--- DATA FOR THIS TASK ---

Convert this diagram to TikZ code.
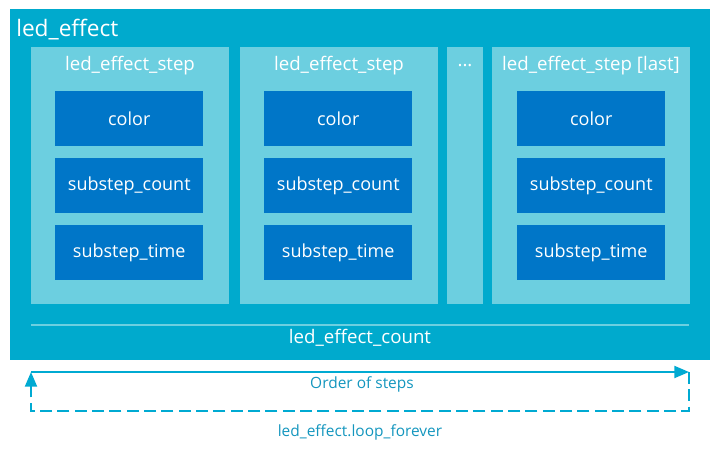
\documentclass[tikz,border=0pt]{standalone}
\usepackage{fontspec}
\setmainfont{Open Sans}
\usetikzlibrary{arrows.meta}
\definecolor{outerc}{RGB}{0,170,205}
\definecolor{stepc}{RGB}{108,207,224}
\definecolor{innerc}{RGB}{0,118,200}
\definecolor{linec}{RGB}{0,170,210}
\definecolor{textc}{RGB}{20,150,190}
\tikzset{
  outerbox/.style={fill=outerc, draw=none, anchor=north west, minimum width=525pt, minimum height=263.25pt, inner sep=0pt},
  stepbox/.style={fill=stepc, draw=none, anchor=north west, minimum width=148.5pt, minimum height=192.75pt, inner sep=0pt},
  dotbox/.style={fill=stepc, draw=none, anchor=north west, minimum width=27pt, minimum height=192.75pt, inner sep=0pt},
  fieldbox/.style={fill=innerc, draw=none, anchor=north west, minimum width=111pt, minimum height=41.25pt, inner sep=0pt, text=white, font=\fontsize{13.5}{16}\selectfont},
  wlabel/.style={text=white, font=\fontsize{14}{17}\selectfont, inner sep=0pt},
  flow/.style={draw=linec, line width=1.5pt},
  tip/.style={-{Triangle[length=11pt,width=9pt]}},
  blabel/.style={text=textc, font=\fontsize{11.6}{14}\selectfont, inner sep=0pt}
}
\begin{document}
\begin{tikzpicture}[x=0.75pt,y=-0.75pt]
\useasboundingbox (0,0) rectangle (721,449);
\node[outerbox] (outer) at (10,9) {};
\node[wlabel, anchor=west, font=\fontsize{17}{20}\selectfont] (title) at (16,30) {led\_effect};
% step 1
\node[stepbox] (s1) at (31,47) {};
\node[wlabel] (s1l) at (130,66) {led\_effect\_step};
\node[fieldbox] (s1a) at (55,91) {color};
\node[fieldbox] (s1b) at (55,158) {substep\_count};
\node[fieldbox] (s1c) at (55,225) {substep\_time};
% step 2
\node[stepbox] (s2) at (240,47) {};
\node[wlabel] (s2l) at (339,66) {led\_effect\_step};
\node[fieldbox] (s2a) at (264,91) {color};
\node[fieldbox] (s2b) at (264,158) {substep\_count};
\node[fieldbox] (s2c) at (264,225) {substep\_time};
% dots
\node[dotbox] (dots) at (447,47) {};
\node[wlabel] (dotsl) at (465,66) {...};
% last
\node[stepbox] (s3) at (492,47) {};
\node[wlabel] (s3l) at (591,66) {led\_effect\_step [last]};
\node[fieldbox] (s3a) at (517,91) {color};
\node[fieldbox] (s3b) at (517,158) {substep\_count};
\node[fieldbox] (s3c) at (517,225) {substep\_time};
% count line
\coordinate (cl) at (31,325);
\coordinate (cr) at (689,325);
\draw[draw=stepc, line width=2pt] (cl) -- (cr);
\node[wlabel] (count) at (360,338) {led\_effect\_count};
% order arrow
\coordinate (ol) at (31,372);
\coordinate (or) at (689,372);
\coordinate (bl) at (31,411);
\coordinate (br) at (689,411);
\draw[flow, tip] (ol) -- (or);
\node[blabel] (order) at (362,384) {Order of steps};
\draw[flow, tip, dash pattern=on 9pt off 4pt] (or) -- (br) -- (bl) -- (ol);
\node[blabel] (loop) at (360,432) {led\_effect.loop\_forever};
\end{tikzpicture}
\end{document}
* * *
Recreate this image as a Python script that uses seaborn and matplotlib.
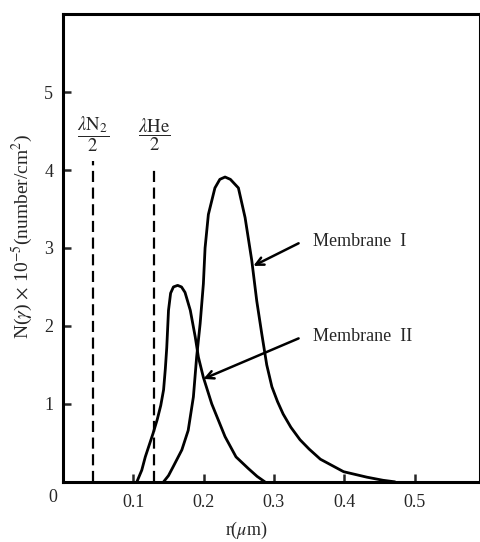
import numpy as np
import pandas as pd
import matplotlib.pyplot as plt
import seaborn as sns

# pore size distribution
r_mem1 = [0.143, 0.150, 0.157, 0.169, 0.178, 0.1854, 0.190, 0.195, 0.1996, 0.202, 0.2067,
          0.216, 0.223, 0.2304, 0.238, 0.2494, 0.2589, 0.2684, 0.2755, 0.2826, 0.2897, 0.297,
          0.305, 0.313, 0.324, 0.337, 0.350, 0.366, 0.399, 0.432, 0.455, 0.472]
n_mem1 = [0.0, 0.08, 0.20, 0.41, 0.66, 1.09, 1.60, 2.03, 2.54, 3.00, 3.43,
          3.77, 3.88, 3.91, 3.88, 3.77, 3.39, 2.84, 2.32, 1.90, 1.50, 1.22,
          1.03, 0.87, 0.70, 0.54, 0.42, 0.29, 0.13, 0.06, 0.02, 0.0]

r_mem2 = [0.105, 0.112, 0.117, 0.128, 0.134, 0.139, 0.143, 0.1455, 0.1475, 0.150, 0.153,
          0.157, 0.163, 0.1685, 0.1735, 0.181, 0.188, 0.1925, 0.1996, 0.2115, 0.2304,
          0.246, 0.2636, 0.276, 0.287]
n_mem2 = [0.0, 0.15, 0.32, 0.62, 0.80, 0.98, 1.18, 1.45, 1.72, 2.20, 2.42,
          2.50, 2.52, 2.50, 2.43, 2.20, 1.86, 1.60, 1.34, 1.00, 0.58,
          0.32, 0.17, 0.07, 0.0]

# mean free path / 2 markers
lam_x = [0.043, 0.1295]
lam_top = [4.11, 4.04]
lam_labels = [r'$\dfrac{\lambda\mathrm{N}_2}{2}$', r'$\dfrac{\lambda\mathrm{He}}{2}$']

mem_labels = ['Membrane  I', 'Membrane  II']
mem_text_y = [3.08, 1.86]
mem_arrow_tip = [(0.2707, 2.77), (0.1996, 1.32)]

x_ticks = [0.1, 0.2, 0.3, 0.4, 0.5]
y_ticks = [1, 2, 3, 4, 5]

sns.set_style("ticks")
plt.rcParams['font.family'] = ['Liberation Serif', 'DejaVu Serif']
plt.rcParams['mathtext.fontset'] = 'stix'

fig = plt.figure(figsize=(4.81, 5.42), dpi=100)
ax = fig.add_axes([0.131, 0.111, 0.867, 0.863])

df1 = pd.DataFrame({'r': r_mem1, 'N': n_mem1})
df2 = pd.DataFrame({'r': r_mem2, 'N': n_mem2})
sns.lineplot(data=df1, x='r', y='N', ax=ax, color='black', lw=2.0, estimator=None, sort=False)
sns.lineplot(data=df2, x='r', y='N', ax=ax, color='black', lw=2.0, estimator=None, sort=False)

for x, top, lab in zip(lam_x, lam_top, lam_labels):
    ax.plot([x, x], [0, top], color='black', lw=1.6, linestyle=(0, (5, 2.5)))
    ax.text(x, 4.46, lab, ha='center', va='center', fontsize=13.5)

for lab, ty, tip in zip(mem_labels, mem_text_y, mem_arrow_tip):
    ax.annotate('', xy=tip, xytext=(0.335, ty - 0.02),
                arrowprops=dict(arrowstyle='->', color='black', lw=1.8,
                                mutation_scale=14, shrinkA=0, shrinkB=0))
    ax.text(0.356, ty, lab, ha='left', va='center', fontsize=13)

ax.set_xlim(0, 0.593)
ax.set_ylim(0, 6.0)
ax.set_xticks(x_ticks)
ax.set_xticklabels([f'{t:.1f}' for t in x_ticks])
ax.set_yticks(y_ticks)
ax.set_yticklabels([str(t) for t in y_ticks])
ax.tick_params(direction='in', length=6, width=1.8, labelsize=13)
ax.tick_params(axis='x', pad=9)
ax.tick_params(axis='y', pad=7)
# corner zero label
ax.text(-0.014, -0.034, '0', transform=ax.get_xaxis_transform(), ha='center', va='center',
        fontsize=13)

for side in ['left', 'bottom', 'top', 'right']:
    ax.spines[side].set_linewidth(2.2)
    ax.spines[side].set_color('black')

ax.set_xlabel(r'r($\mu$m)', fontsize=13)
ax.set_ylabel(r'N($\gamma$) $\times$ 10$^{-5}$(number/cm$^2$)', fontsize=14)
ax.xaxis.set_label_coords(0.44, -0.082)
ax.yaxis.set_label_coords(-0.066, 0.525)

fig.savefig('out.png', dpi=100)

--- INSTRUCTIONS TO FOLLOW ---
Using the data above, extract exactly the lines from the one containing "Recreate this image" through the one containing "ax = fig.add_axes([0.131, 0.111, 0.867, 0.863])". Pictures are left out.

--- SOLUTION ---
Recreate this image as a Python script that uses seaborn and matplotlib.
import numpy as np
import pandas as pd
import matplotlib.pyplot as plt
import seaborn as sns

# pore size distribution
r_mem1 = [0.143, 0.150, 0.157, 0.169, 0.178, 0.1854, 0.190, 0.195, 0.1996, 0.202, 0.2067,
          0.216, 0.223, 0.2304, 0.238, 0.2494, 0.2589, 0.2684, 0.2755, 0.2826, 0.2897, 0.297,
          0.305, 0.313, 0.324, 0.337, 0.350, 0.366, 0.399, 0.432, 0.455, 0.472]
n_mem1 = [0.0, 0.08, 0.20, 0.41, 0.66, 1.09, 1.60, 2.03, 2.54, 3.00, 3.43,
          3.77, 3.88, 3.91, 3.88, 3.77, 3.39, 2.84, 2.32, 1.90, 1.50, 1.22,
          1.03, 0.87, 0.70, 0.54, 0.42, 0.29, 0.13, 0.06, 0.02, 0.0]

r_mem2 = [0.105, 0.112, 0.117, 0.128, 0.134, 0.139, 0.143, 0.1455, 0.1475, 0.150, 0.153,
          0.157, 0.163, 0.1685, 0.1735, 0.181, 0.188, 0.1925, 0.1996, 0.2115, 0.2304,
          0.246, 0.2636, 0.276, 0.287]
n_mem2 = [0.0, 0.15, 0.32, 0.62, 0.80, 0.98, 1.18, 1.45, 1.72, 2.20, 2.42,
          2.50, 2.52, 2.50, 2.43, 2.20, 1.86, 1.60, 1.34, 1.00, 0.58,
          0.32, 0.17, 0.07, 0.0]

# mean free path / 2 markers
lam_x = [0.043, 0.1295]
lam_top = [4.11, 4.04]
lam_labels = [r'$\dfrac{\lambda\mathrm{N}_2}{2}$', r'$\dfrac{\lambda\mathrm{He}}{2}$']

mem_labels = ['Membrane  I', 'Membrane  II']
mem_text_y = [3.08, 1.86]
mem_arrow_tip = [(0.2707, 2.77), (0.1996, 1.32)]

x_ticks = [0.1, 0.2, 0.3, 0.4, 0.5]
y_ticks = [1, 2, 3, 4, 5]

sns.set_style("ticks")
plt.rcParams['font.family'] = ['Liberation Serif', 'DejaVu Serif']
plt.rcParams['mathtext.fontset'] = 'stix'

fig = plt.figure(figsize=(4.81, 5.42), dpi=100)
ax = fig.add_axes([0.131, 0.111, 0.867, 0.863])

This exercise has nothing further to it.